No. 26 RHP Diego Castillo: 1.03 ERA, 0.84 WHIP, 33.0 K%, 7.2 BB% in 26 1⁄3 IP for Triple-A Durham — 3.18 ERA, 0.95 WHIP, 29.3 K%, 8.1 BB% in 56 2⁄3 IP for Tampa Bay
Castillo dominated Durham to start the season and earned a promotion to the majors, where he quickly proved to be an effective weapon out of the Rays’ bullpen. He was sometimes used as an opener as well and often had multi-inning appearances. His slider can be unhittable.
The righty had graduated from prospect status.
No. 25 C Ronaldo Hernandez: .284 BA/.339 OBP/.494 SLG, 21 HR, 42 XBH, 10/14 SB, 15.4 K%, 6.9 BB% in 449 PA for Class-A Bowling Green
Like with Linares, BP was ahead of the curve with Hernandez, ranking him as the No. 5 prospect in the organization, even before his strong 2018 season with Bowling Green. Per BA ($), his 21 homers were second among minor league catchers. He did that despite not hitting any home runs in April and just three in May. Compared to his impressive 2017 season with Princeton, his walk and strikeout rates were virtually the same, and his power increased.

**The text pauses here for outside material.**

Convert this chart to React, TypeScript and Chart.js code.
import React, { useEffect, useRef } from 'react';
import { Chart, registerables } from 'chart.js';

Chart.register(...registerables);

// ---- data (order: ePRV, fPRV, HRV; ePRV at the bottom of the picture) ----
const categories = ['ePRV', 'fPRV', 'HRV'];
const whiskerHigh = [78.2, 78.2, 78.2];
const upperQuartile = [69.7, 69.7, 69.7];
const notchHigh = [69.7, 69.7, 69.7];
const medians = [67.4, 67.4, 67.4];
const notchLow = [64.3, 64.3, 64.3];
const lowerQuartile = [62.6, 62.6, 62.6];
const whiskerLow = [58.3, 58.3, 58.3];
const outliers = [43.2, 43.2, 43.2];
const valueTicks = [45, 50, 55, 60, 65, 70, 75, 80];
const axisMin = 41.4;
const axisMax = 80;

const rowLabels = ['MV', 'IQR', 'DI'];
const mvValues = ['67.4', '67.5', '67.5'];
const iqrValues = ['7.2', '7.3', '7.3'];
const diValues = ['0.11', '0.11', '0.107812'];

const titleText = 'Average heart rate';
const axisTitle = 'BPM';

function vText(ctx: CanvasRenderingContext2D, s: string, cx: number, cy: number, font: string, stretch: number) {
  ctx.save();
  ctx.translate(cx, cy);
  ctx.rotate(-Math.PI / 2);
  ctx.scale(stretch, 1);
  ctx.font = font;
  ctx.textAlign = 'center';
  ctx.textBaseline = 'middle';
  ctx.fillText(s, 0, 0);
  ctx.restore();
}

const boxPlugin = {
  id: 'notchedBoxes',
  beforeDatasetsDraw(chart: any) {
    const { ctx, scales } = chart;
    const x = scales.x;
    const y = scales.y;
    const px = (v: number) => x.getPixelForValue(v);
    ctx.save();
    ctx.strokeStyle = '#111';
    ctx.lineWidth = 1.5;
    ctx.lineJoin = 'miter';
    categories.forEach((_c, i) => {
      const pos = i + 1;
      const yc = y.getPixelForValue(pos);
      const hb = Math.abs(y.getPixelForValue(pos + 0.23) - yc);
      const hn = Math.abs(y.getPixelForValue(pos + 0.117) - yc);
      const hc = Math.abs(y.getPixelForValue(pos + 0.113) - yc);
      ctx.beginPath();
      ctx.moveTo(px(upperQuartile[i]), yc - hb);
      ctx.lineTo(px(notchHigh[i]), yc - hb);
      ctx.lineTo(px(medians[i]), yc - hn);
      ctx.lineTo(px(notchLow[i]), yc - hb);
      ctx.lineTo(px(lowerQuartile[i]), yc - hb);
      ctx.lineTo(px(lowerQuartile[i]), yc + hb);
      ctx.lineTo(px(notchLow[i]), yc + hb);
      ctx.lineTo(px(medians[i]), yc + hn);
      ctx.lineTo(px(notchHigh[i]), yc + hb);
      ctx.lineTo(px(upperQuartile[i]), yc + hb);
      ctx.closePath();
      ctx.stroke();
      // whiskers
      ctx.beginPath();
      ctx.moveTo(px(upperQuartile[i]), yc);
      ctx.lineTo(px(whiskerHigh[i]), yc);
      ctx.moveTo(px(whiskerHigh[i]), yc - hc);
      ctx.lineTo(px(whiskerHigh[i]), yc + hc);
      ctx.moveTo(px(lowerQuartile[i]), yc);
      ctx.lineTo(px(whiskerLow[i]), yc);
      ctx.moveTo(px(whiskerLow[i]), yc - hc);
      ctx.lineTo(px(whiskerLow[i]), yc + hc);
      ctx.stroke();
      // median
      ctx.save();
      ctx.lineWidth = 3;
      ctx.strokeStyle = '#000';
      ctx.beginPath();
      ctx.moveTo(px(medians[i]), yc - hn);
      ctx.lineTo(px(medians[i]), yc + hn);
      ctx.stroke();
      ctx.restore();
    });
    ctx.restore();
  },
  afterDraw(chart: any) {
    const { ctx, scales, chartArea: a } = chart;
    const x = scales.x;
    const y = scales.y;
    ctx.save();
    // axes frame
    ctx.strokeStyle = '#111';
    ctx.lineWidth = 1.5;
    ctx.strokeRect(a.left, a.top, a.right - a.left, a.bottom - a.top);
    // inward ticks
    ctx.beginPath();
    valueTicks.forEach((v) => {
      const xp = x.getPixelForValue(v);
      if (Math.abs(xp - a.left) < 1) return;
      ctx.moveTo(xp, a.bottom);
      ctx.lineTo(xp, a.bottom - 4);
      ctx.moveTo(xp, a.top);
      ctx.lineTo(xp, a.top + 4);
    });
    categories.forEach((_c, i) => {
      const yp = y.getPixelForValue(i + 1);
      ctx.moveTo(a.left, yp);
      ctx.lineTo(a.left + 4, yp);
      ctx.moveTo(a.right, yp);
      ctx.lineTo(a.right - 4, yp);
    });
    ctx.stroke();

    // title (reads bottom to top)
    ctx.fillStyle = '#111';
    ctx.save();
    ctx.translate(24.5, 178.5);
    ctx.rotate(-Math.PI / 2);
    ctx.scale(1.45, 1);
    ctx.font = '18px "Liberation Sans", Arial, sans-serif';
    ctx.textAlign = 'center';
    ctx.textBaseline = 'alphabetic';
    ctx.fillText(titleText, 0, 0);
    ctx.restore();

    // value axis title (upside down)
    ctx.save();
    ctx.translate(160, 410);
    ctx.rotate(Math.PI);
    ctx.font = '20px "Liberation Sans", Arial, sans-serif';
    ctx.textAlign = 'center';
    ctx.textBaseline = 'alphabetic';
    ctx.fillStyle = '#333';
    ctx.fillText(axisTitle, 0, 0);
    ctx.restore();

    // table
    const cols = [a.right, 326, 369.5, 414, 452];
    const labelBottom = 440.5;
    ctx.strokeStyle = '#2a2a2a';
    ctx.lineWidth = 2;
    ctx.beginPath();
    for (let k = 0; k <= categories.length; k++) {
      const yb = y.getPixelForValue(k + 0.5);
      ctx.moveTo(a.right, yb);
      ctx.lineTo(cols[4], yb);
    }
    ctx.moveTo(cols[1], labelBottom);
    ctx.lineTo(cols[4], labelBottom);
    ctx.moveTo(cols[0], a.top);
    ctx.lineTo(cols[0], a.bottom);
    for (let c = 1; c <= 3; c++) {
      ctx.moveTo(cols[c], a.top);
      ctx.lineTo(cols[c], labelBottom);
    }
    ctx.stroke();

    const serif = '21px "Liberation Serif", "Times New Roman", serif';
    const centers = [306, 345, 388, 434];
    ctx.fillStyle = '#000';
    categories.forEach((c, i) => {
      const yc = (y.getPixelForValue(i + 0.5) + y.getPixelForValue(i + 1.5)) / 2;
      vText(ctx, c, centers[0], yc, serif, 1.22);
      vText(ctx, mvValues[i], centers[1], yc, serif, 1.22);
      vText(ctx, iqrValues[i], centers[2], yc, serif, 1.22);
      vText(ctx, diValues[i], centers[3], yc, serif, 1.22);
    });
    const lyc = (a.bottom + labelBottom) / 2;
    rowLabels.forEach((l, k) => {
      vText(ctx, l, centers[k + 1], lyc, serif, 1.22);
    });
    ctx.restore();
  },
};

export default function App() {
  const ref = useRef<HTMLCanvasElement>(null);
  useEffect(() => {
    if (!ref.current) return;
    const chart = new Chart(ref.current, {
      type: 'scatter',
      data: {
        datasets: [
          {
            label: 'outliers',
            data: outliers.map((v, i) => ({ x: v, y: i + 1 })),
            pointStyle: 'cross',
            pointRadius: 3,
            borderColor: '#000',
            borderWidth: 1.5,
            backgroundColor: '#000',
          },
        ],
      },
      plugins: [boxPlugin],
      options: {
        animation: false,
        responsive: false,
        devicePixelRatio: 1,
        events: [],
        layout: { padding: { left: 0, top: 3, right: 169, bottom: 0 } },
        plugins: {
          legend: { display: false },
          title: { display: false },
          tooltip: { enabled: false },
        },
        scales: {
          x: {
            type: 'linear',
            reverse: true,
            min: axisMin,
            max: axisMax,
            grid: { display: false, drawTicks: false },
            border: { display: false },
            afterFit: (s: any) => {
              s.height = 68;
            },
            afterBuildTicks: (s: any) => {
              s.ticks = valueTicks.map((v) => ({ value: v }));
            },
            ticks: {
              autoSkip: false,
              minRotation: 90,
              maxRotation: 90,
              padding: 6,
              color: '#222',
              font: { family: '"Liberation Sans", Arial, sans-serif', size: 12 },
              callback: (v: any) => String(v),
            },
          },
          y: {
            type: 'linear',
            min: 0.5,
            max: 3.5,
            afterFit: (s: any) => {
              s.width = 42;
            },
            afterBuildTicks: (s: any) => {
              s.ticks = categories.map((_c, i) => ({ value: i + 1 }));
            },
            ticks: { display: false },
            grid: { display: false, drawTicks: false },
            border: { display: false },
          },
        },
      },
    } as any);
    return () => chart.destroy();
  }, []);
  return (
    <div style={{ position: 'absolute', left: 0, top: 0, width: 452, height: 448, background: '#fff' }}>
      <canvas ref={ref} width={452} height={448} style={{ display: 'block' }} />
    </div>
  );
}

He’s now arguably a top-100 prospect in baseball. The Rays have been hoping for long-term, homegrown catcher for a while, and they could soon have one.
No. 24 RHP Ryne Stanek: 1.86 ERA, 1.14 WHIP, 42.5 K%, 15.0 BB% in 9 2⁄3 IP for Triple-A Durham — 2.98 ERA, 1.09 WHIP, 30.8 K%, 10.3 BB% in 66 1⁄3 IP for Tampa Bay
Since being moved to the bullpen in the minors, Stanek has had success, but his brief major league stint in 2017 was underwhelming. He was back in the minors to start 2018, but once he was called up, he was up for good. As a reliever and an opener, he had a strong season, striking out a lot of batters and reducing his walk rate from his previous call-up.
With his hard fastball and impressive splitter, the righty has found his place in the big leagues.
No. 23 2B Vidal Brujan: .320 BA/.403 OBP/.453 SLG, 9 HR, 41 XBH, 55/74 SB, 12.4 K%, 11.5 BB% in 548 PA for Class-A Bowling Green and Class A-Advanced Charlotte
Like Hernandez, Brujan had no problem making the transition to full-season ball. He was again a classic top-of-the-lineup hitter — making a lot of contact, always getting on base, and then using his speed to make a difference. So far in his career, he’s walked more than he’s struck out.
The next steps for him are to get a little stronger and continue to improve his defense. The discrepancy in his left/right splits may be worth monitoring. The switch-hitter had a .938 OPS batting left-handed and a .677 OPS with a .044 ISO batting right-handed.
No. 22 RHP Chih-Wei Hu: 4.66 ERA, 1.38 WHIP, 20.7 K%, 6.3 BB% in 102 1⁄3 IP for Triple-A Durham — 4.15 ERA, 0.77 WHIP, 24.0 K%, 6.0 BB% in 13 IP for Tampa Bay
Hu returned to the rotation in the minors, and he had an up-and-down season. His strikeout and walk rates were still adequate, but he allowed quite a few extra-base hits, including 14 home runs with Durham. He also generally did not last deep into games, exceeding five innings just twice — in consecutive starts, no less.
As the Rays showed in 2018, starters will no longer be condemned for not pitching deep into the game every time out. Perhaps they will be able a role that suits the righty — who will be just 25 — in 2019.
No. 21 RHP Yonny Chirinos: 5.28 ERA, 1.37 WHIP, 23.7 K%, 5.3 BB% in 30 2⁄3 IP for Triple-A Durham — 3.51 ERA, 1.22 WHIP, 20.3 K%, 5.8 BB% in 89 2⁄3 IP for Tampa Bay
For years, Chirinos was one of the best pitchers in the organization despite not having overpowering stuff. In 2018, he was named to the Opening Day roster and got his chance in the majors. After a stint on the DL and assignment to Durham, he was particularly successful when following an opener, always throwing a lot of strikes.
No longer a prospect, he’ll look to build on that success in his sophomore season.